Jennifer Vanderbes is a graduate of the Iowa Writers’ Workshop and the recipient of numerous awards, including a Guggenheim Fellowship and a New York Public Library Cullman Fellowship. Her debut novel, Easter Island, was translated into sixteen languages, and her essays and reviews appear in The New York Times and Washington Post. She lives in New York City. Visit her website at www.jennifervanderbes.com.

Praise

“Vanderbes’ stunning STRANGERS AT THE FEAST, a thriller that also raises large and haunting questions about the meaning of guilt, innocence, and justice.”—O, The Oprah Magazine

“An inventively plotted, highly readable novel about white Americans’ overweening sense of entitlement.”—Booklist

“Vanderbes has written an absorbing and suspenseful story about the dynamics of family, generational misunderstandings, and the desperate ways one copes with both the arbitrariness of fate and the consequences of one’s choices.” —Library Journal
(starred review)

“Jennifer Vanderbes does that rare thing in a novel: she stands back and lets her characters talk. STRANGERS AT THE FEAST is filled with smart conversation, as well as humor, depth, sorrow and surprise. This is a big and satisfying book.” Meg Wolitzer, author of TEN YEAR NAP

Discussion Questions

“Was there a length to which a mother wouldn’t go?” Consider the three Olson mothers in this novel and their relationships with their children. How does each mother protect her children, both physically and otherwise? What are their priorities as mothers? Do you think they have their priorities in order?

How is the concept of “home” addressed in this novel? What does it mean to be “home” for Kijo and Grandma Rose? For Priya? And for each of the Olsons?

Grandma Rose was adamant about keeping her house until the very last minute, when Kijo had to escort her from the porch before the wrecking ball hit. How did you feel at that moment? Were your feelings toward Grandma Rose and Kijo at all changed by your knowledge of Douglas and his financial situation? Were they changed by your knowledge that Grandma Rose had years earlier played a role in cleaning up her neighborhood by displacing people from the nearby projects?

“The idea that he was punishing her made him sick. It was himself he loathed. And yet in his obligations as a husband, he decided he was fulfilling his duty.” If Gavin detested making Eleanor suffer, why do you think he was unable to stop himself from doing so? Also, what does Gavin consider to be his “obligations as a husband”? Does he fulfill them?

 “It seemed to Gavin a sad and bitter irony that after all the knocks and blows he had suffered, his son . . . cared only about money.” How do Gavin and Douglas measure success? How does the historical context of their early years affect these differences? Who do you consider to be more “successful”? Who do you think is happier?

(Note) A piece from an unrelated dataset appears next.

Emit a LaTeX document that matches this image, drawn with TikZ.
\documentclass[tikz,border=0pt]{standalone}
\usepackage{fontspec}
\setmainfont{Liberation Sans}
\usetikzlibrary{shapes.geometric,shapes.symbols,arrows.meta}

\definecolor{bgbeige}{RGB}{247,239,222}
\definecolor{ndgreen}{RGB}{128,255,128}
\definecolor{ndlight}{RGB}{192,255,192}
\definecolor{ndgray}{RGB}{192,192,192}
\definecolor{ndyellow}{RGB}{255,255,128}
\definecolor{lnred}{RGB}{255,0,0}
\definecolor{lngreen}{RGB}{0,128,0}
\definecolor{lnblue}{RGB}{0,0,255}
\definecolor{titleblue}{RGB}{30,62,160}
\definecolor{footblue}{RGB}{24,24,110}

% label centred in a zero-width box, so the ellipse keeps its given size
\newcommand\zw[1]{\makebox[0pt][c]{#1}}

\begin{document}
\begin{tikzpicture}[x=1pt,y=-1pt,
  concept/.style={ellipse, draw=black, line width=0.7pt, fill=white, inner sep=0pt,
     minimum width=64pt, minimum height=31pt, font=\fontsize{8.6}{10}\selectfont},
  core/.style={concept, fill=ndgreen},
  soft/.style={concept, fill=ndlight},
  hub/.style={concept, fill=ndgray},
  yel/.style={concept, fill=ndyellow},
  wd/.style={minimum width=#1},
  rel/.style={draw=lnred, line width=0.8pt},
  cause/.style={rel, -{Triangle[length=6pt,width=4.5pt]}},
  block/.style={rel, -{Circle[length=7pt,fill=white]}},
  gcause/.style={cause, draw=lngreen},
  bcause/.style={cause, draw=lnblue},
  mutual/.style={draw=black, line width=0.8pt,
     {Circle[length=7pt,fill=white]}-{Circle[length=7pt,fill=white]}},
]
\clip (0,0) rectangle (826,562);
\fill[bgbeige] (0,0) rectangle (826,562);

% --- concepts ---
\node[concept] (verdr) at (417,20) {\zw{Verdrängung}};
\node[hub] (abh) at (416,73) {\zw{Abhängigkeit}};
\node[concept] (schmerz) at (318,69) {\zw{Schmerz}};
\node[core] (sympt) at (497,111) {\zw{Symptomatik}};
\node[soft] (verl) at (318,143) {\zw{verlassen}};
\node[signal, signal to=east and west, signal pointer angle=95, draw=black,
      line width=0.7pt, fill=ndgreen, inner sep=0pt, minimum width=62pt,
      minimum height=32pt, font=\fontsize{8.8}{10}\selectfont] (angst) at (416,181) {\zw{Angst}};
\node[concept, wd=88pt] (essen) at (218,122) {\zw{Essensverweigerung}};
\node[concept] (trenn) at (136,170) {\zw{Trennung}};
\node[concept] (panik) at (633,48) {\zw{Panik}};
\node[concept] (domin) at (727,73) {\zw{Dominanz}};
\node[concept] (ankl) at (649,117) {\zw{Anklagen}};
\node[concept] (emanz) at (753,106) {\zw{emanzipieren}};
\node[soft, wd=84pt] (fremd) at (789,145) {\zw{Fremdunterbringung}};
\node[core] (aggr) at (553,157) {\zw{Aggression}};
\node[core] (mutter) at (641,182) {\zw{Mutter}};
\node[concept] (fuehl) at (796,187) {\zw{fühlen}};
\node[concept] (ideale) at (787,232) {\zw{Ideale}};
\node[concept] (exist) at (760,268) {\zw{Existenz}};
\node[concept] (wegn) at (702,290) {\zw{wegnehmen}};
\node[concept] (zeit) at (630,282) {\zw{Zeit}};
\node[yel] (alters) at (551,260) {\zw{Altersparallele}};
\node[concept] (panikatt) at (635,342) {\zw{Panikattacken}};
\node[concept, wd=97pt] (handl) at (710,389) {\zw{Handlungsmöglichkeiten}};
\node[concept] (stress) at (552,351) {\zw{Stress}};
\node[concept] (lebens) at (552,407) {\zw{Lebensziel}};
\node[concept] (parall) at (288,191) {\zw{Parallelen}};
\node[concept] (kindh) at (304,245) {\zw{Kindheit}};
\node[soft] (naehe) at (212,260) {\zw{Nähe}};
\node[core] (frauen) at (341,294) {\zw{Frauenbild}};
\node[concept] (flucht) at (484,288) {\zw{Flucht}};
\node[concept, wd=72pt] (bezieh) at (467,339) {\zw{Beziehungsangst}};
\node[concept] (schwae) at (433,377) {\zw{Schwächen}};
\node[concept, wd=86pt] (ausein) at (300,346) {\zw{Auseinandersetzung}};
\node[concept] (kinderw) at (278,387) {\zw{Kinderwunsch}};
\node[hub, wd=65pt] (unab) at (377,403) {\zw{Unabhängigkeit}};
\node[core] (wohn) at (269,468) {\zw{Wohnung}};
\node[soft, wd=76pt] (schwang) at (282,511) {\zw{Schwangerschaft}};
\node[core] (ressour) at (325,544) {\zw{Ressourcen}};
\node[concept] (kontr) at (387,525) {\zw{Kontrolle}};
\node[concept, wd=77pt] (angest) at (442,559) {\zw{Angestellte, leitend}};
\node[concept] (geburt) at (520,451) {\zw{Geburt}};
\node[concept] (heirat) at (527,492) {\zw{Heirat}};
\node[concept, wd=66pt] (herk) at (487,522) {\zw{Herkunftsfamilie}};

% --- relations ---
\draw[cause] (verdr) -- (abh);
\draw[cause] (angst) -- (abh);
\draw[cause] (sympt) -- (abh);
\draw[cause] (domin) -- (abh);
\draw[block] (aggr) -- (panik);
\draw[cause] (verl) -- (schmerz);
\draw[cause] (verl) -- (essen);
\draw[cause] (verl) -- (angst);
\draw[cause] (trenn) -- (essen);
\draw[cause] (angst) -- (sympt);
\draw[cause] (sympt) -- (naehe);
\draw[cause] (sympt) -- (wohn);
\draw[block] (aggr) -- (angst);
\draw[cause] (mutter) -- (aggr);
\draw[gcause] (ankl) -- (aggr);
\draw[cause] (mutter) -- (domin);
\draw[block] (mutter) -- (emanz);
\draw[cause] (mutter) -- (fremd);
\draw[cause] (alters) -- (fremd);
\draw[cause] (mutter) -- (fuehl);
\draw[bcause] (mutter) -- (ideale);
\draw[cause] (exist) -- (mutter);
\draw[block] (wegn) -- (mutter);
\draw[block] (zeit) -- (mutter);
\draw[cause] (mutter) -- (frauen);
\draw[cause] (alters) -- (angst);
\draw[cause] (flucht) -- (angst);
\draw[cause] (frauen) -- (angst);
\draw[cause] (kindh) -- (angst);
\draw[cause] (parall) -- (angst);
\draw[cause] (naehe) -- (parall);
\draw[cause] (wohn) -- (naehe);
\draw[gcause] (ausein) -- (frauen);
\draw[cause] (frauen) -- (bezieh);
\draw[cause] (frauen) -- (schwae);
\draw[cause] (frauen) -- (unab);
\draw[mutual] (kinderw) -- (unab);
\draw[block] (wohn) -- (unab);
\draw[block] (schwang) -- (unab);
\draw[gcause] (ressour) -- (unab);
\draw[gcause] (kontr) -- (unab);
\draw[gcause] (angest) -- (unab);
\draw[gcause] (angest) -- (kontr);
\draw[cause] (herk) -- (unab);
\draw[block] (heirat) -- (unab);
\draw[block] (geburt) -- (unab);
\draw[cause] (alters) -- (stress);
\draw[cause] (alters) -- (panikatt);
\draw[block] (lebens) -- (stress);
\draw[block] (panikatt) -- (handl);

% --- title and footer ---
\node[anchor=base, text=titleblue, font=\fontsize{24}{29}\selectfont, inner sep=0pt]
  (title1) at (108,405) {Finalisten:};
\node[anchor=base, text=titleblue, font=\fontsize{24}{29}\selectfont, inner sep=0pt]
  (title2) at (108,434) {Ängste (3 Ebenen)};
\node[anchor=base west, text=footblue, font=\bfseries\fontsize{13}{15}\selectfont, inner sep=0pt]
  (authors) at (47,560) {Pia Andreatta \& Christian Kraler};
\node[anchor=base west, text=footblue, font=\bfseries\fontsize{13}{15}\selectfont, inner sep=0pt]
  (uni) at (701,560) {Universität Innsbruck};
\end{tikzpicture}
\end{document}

Every member of the Olson family has an encounter of sorts with a non-white character. Why did the author include these particular elements of back story and how do they relate to the larger issues in the novel?

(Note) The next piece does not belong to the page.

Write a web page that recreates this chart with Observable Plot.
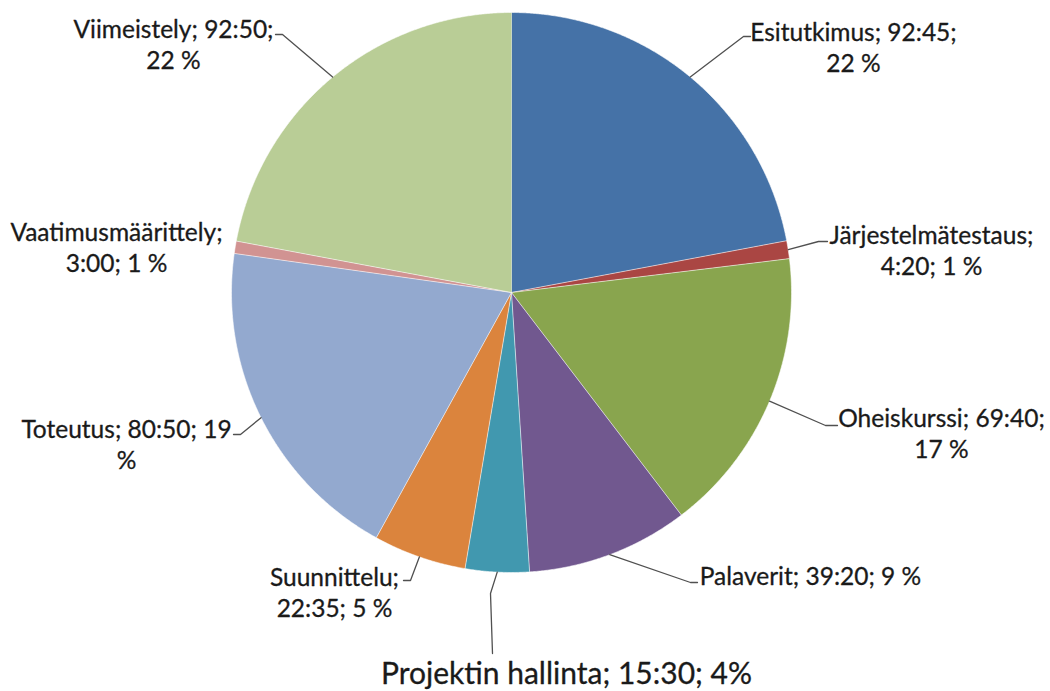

What did you think of Eleanor’s actions at the end of the novel? Do you think she was fully in control of herself? In the Epilogue, Ginny and Douglas can not even speak of the event. They remain unsure if Eleanor—now “sealed away in Westport, withdraw[n] from the world”—will ever return to the way she was. What do you think has changed for Eleanor?

Why do you think the character of Detective Bill O’Shea was introduced in the final part of the novel? What do his perspective and voice add to the story?

Denise eventually finds herself unable to stay married to Douglas. Do you think the events of Thanksgiving evening brought their marriage to an end, or was their divorce inevitable? If you think Denise knew the marriage was doomed, why was she unable to have an affair with Masood?

Why do you think Ginny was so suddenly and intensely drawn to Priya while in India? Once the two are back in the United States, what does Priya bring to Ginny’s life, and vice versa? How did you feel about Priya being taken from Ginny at the end?

How do the various male characters in the novel conceive of masculinity? Are their ideas of manhood in sync with what the various female characters expect from men? In the final section of the novel, how do the men and women respond to the intrusion and how does this relate to Ginny’s article on the role of the American warrior?

Ultimately, who or what do you think is to blame for the events that unfold?